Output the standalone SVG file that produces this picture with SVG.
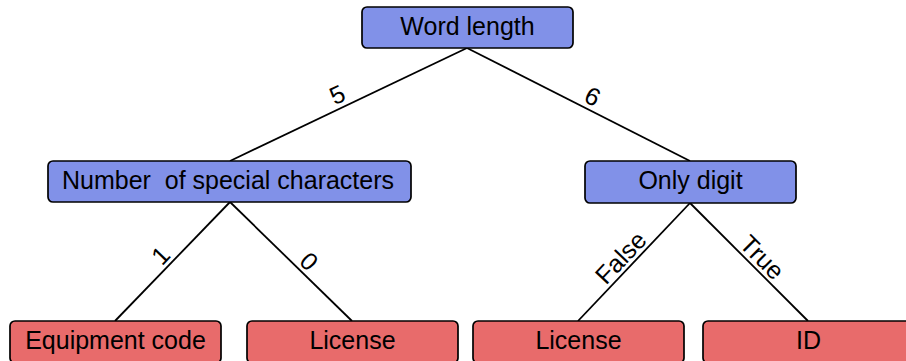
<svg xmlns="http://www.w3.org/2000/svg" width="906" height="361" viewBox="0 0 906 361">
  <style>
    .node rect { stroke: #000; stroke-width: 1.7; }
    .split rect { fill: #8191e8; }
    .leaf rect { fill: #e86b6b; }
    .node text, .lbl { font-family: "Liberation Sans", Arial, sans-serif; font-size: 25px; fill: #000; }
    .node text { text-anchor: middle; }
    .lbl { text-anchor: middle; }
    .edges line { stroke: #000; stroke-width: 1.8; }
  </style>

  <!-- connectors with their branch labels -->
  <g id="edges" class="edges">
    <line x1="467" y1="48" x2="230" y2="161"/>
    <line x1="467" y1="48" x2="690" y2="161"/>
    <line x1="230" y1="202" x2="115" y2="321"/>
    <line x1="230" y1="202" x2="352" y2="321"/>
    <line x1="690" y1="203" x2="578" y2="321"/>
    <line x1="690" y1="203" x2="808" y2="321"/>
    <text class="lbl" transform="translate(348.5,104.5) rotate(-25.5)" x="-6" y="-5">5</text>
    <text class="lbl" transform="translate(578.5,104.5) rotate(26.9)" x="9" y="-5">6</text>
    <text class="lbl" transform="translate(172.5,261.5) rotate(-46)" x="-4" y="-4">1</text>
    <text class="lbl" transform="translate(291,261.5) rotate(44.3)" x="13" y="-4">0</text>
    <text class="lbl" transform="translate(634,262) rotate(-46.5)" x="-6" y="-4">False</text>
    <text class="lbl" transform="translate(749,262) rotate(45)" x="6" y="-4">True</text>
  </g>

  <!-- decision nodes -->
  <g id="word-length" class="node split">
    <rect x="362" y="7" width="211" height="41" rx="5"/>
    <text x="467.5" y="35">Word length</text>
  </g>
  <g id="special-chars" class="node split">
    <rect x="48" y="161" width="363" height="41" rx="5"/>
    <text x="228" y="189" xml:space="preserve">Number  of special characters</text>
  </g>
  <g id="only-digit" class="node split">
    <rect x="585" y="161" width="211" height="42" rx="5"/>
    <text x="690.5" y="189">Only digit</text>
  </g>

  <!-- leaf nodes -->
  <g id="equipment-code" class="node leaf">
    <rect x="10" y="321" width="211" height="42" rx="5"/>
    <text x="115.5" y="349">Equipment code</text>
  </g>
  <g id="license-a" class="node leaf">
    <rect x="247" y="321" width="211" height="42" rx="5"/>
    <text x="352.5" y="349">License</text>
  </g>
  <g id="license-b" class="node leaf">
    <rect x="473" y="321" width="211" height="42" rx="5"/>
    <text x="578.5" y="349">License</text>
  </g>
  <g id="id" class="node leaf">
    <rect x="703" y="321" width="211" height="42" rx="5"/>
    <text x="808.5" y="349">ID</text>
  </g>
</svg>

=======

Short problem: Each line in the listing above that contains "with" should be copied.

Answer to the problem:
Output the standalone SVG file that produces this picture with SVG.
  <!-- connectors with their branch labels -->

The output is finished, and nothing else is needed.